Concurrent multi-scale shape optimization for micro and macro shape design of structures

Abstract

In this study, we propose a novel shape optimization method for designing micro- and macro-structures concurrently. We assume the macro-structure consists of several arbitrary domains, which have different periodic micro-structures. The macro-structure and the micro-structures are connected by the homogenized elastic tensors, which are calculated by applying the homogenization method to the unit cells of the micro-structures. Defining the boundary shapes of the macro-, the micro-structures and the interface shapes between the domains as design variable, the compliance of the macrostructure is minimized. The volume of the macro-structure considering the whole holes in the micro-structures is used as the constraint.
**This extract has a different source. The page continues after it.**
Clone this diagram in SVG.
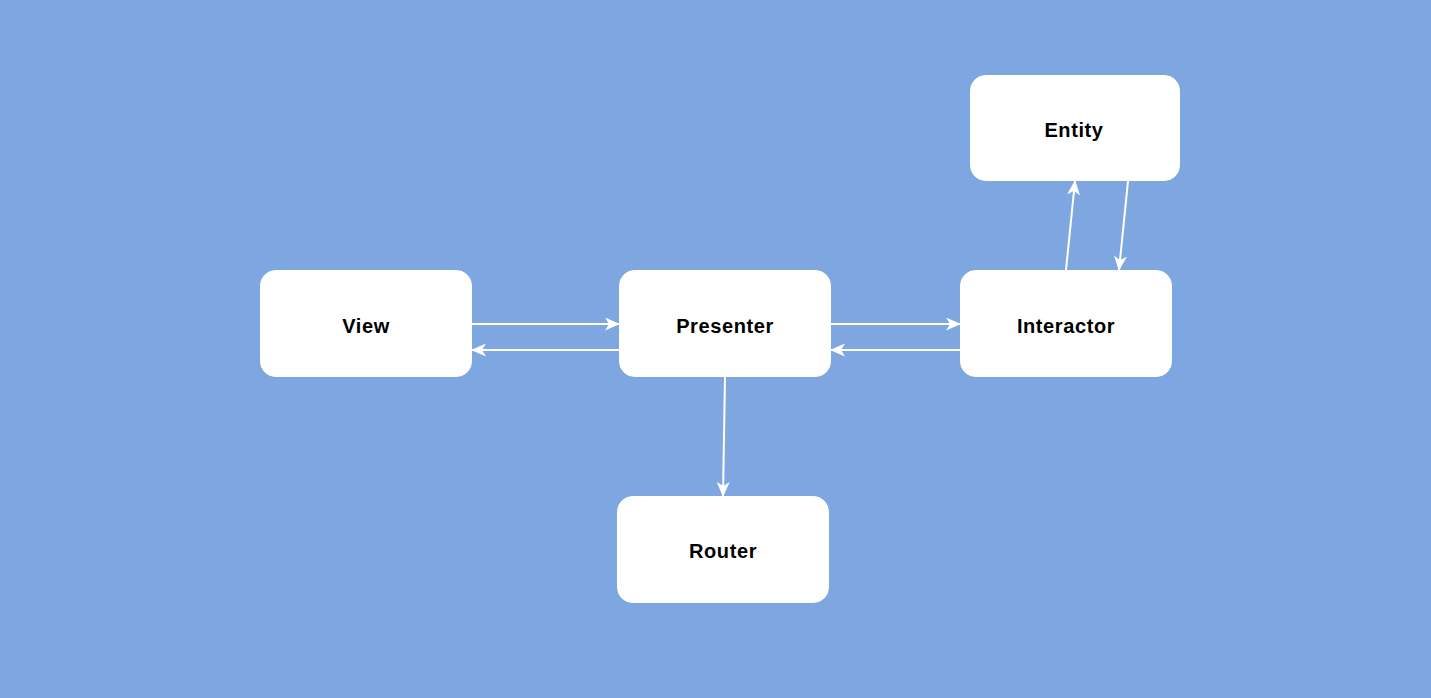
<svg xmlns="http://www.w3.org/2000/svg" width="1431" height="698" viewBox="0 0 1431 698">
<style>
.node rect{fill:#ffffff;stroke:#ffffff;stroke-width:1}
.node text{font-family:"Liberation Sans",Arial,sans-serif;font-weight:bold;font-size:20px;letter-spacing:0.6px;fill:#000000;text-anchor:middle;dominant-baseline:central}
.edge{stroke:#ffffff;stroke-width:2;fill:none;marker-end:url(#arr)}
</style>
<defs>
<marker id="arr" viewBox="0 0 15 13" refX="14" refY="6.5" markerWidth="15" markerHeight="13" markerUnits="userSpaceOnUse" orient="auto">
<path d="M0,0 L15,6.5 L0,13 L4,6.5 Z" fill="#ffffff"/>
</marker>
</defs>
<rect x="0" y="0" width="1431" height="698" fill="#7ea6e0"/>
<g id="connectors">
<line class="edge" x1="472" y1="324" x2="619" y2="324"/>
<line class="edge" x1="619" y1="350" x2="472" y2="350"/>
<line class="edge" x1="831" y1="324" x2="960" y2="324"/>
<line class="edge" x1="960" y1="350" x2="831" y2="350"/>
<line class="edge" x1="1066" y1="270" x2="1075" y2="181"/>
<line class="edge" x1="1128" y1="181" x2="1119" y2="270"/>
<line class="edge" x1="725" y1="377" x2="723" y2="496"/>
</g>
<g id="view" class="node"><rect x="260.5" y="270.5" width="211" height="106" rx="15"/><text x="366" y="326">View</text></g>
<g id="presenter" class="node"><rect x="619.5" y="270.5" width="211" height="106" rx="15"/><text x="725" y="326">Presenter</text></g>
<g id="interactor" class="node"><rect x="960.5" y="270.5" width="211" height="106" rx="15"/><text x="1066" y="326">Interactor</text></g>
<g id="entity" class="node"><rect x="970.5" y="75.5" width="209" height="105" rx="15"/><text x="1074" y="130">Entity</text></g>
<g id="router" class="node"><rect x="617.5" y="496.5" width="211" height="106" rx="15"/><text x="723" y="551">Router</text></g>
</svg>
The homogenization equations for the micro-structures and the equilibrium equation for the macro-structure are also used as the constraint. This design problem is formulated as a distributed-parameter optimization problem, and the shape sensitivity functions are theoretically derived. The optimum boundary and the interface shapes of the macro- and the micro-structures are determined by applying the shape sensitivity functions to the H¹ gradient method. The proposed concurrent shape optimization method is applied to several numerical examples to confirm the effectiveness of the proposed method for designing the shapes of multi-scale structures. Also, the compliance and the shapes optimized are, compared and discussed for the different domains.